An African American musician returning from a late-night gig heard someone shout, “Get the n—–!” A flying brick struck a police officer in the head, dropping him to his knees. Gunshots sounded from the houses across the street. A car full of white men came roaring up the alley next to the Johnsons’ rowhouse. More gunfire rang out. Two Metropolitan Police patrolmen approached, and bystanders told them the shots had come from the second floor. The patrolmen sent for reinforcements. Within minutes, two Army trucks disgorged two dozen armed Marines who surrounded the rowhouse, ready for orders.
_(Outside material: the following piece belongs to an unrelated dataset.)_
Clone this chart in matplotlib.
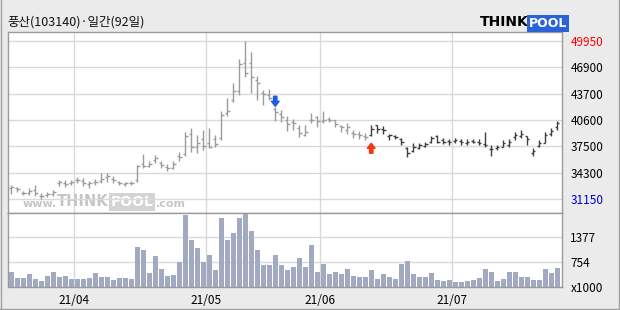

James Weldon Johnson — poet, activist and field secretary of the National Association for the Advancement of Colored People — called it the Red Summer, a season of blood in America: From April to November 1919, the United States experienced a rolling series of race wars that might be described as a neo-Confederate offensive. Fifty-four years after Appomattox, riots broke out in at least 26 cities. Lynchings spread; by year’s end, 76 black men would be lynched, the most in a decade. Everywhere, the story was the same: White mobs, often encouraged by newspaper attention, mobilized to attack their African American neighbors for crimes real and imagined.